As I noticed all these details that differed so much from the heavy trafficked tourist areas, suddenly my joy was taken away from me. For a moment, I realized how easy it is to forget about the harsh reality of places we visit. I think tourist businesses and countries do an incredible job at hiding the reality surrounding their tourist attractions. Perhaps this is why instead of driving up to the Cristo, they created the cable cars which magically get you from one tourist location to another, completely bypassing the reality which is the favelas. From this point on, I decided, I would make a conscious effort to pursue the reality of places rather than the displays put in place at tourist attractions. 

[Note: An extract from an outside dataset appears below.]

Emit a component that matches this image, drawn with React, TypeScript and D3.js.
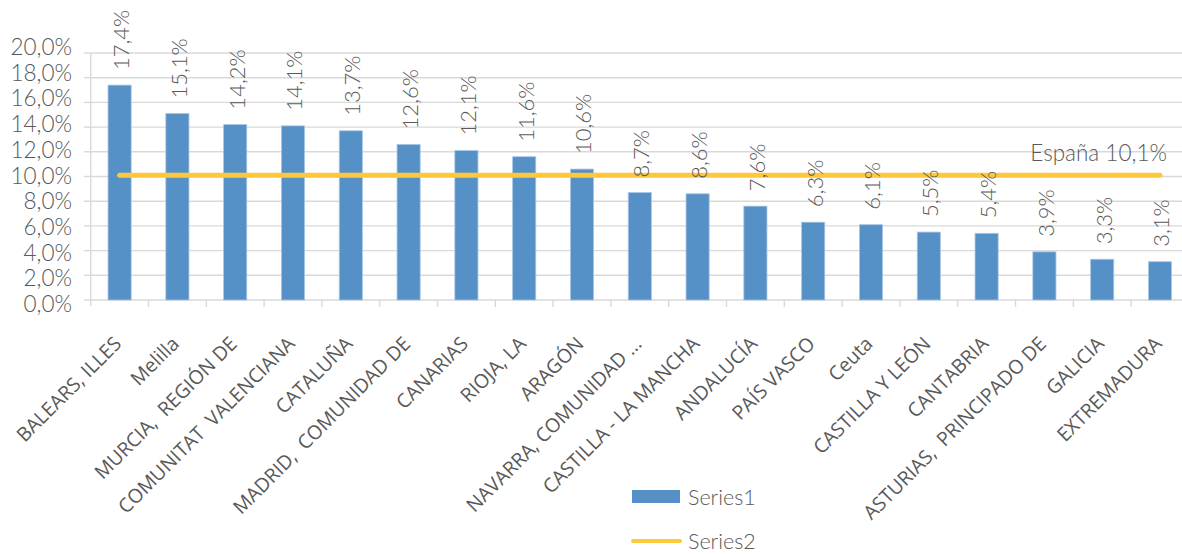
import React from "react";
import * as d3 from "d3";

const categories: string[] = [
  "BALEARS, ILLES",
  "Melilla",
  "MURCIA,  REGIÓN DE",
  "COMUNITAT  VALENCIANA",
  "CATALUÑA",
  "MADRID,  COMUNIDAD DE",
  "CANARIAS",
  "RIOJA, LA",
  "ARAGÓN",
  "NAVARRA, COMUNIDAD ...",
  "CASTILLA - LA MANCHA",
  "ANDALUCÍA",
  "PAÍS VASCO",
  "Ceuta",
  "CASTILLA Y LEÓN",
  "CANTABRIA",
  "ASTURIAS,  PRINCIPADO DE",
  "GALICIA",
  "EXTREMADURA",
];
const series1: number[] = [17.4, 15.1, 14.2, 14.1, 13.7, 12.6, 12.1, 11.6, 10.6, 8.7, 8.6, 7.6, 6.3, 6.1, 5.5, 5.4, 3.9, 3.3, 3.1];
const series2Value = 10.1;
const spainLabel = "España 10,1%";
const yTicks: number[] = [0, 2, 4, 6, 8, 10, 12, 14, 16, 18, 20];
const legendItems: string[] = ["Series1", "Series2"];

const W = 1182;
const H = 554;
const BAR = "#5590C6";
const GOLD = "#FFC83A";
const TXT = "#595959";
const GRID = "#D9D9D9";
const VFONT = "Lato, 'DejaVu Sans', sans-serif";
const XFONT = "'Open Sans', 'Noto Sans', sans-serif";

const fmt = (v: number) => v.toFixed(1).replace(".", ",") + "%";

export default function App() {
  const x = d3
    .scaleBand<string>()
    .domain(categories)
    .range([90.7, 90.7 + 19 * 57.8])
    .paddingInner(0.6)
    .paddingOuter(0.3);
  const y = d3.scaleLinear().domain([0, 20]).range([300, 53]);
  const yLab = d3.scaleLinear().domain([0, 20]).range([312, 55]);
  const cx = (c: string) => (x(c) as number) + x.bandwidth() / 2;
  const x0 = 90.7;
  const x1 = W + 10;

  const line = d3
    .line<number>()
    .x((_, i) => cx(categories[i]))
    .y((d) => y(d));
  const lineData = categories.map(() => series2Value);

  return (
    <svg
      width={W}
      height={H}
      style={{ position: "absolute", left: 0, top: 0, background: "#fff" }}
    >
      {yTicks.map((t) => (
        <line key={"g" + t} x1={x0} x2={x1} y1={y(t)} y2={y(t)} stroke={GRID} strokeWidth={1.4} />
      ))}
      <line x1={x0} x2={x0} y1={y(20)} y2={y(0) + 6} stroke={GRID} strokeWidth={1.4} />
      {yTicks.map((t) => (
        <line key={"yt" + t} x1={x0 - 7} x2={x0} y1={y(t)} y2={y(t)} stroke={GRID} strokeWidth={1.4} />
      ))}
      {categories.map((c) => (
        <line
          key={"xt" + c}
          x1={cx(c) + x.step() / 2}
          x2={cx(c) + x.step() / 2}
          y1={y(0)}
          y2={y(0) + 7}
          stroke={GRID}
          strokeWidth={1.4}
        />
      ))}
      {yTicks.map((t) => (
        <text
          key={"yl" + t}
          x={72}
          y={yLab(t)}
          textAnchor="end"
          fontFamily={VFONT}
          fontWeight={300}
          fontSize={22.5}
          fill={TXT}
        >
          {fmt(t)}
        </text>
      ))}
      {categories.map((c, i) => (
        <rect
          key={"b" + c}
          x={x(c)}
          y={y(series1[i])}
          width={x.bandwidth()}
          height={y(0) - y(series1[i])}
          fill={BAR}
          stroke="#A8C6E6"
          strokeWidth={0.8}
        />
      ))}
      <path d={line(lineData) || ""} fill="none" stroke={GOLD} strokeWidth={5} strokeLinecap="round" />
      {categories.map((c, i) => {
        const px = cx(c) + 1.5;
        const py = y(series1[i]) - 15;
        return (
          <text
            key={"v" + c}
            transform={`translate(${px},${py}) rotate(-90)`}
            dy="0.36em"
            textAnchor="start"
            fontFamily={VFONT}
            fontWeight={300}
            fontSize={22}
            fill={TXT}
          >
            {fmt(series1[i])}
          </text>
        );
      })}
      <text x={1167} y={161} textAnchor="end" fontFamily={VFONT} fontWeight={300} fontSize={22.5} fill={TXT}>
        {spainLabel}
      </text>
      {categories.map((c) => (
        <text
          key={"xl" + c}
          transform={`translate(${cx(c) + 3},${345}) rotate(-45)`}
          textAnchor="end"
          fontFamily={XFONT}
          fontSize={19.5}
          fill={TXT}
          style={{ whiteSpace: "pre" }}
        >
          {c}
        </text>
      ))}
      <rect x={632} y={490} width={48} height={13} fill={BAR} />
      <text x={688} y={505} fontFamily={VFONT} fontWeight={300} fontSize={21.5} fill={TXT}>
        {legendItems[0]}
      </text>
      <line x1={633} x2={680} y1={541} y2={541} stroke={GOLD} strokeWidth={4} strokeLinecap="round" />
      <text x={688} y={549} fontFamily={VFONT} fontWeight={300} fontSize={21.5} fill={TXT}>
        {legendItems[1]}
      </text>
    </svg>
  );
}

As I was beginning to slip into deep thought, the driver exclaimed “nós chegamos!”, “we’ve arrived.” I was jerked away from my thoughts and back into tourist mode as I saw the huge statue. The Cristo was still a climb away, but now that I was on the Corcovado mountain and not on the beach I realized how immense this beast really is. It appeared to be the height of a small skyscraper that someone set down on top of this mountain in the Tijuca Forest National Park. It almost seemed out of place. Nevertheless, I was struck by the beauty. The climb up the various stairs seemed effortless as I knew the end goal would be worth it. Before I knew it, I was at the top. I made it! I was finally witnessing one of the New Seven Wonders of the World, The Cristo. This was Rio, this was Brazil! For some reason my joy seemed to be accompanied by feelings of uncertainty because I reflected about the favelas we drove by to get here. I began to wonder if its residents ever got to come up here and experience this. I found it difficult to believe they did, because of the overly priced tickets and transportation methods to get to the top of the mountain. 

This is how my trip to the city of dreams became my trip of awakening. From this trip forward, I made a conscious effort to visit the people and places that truly represented a location I was visiting rather than being so easily consumed and distracted by the tourist businesses and attractions.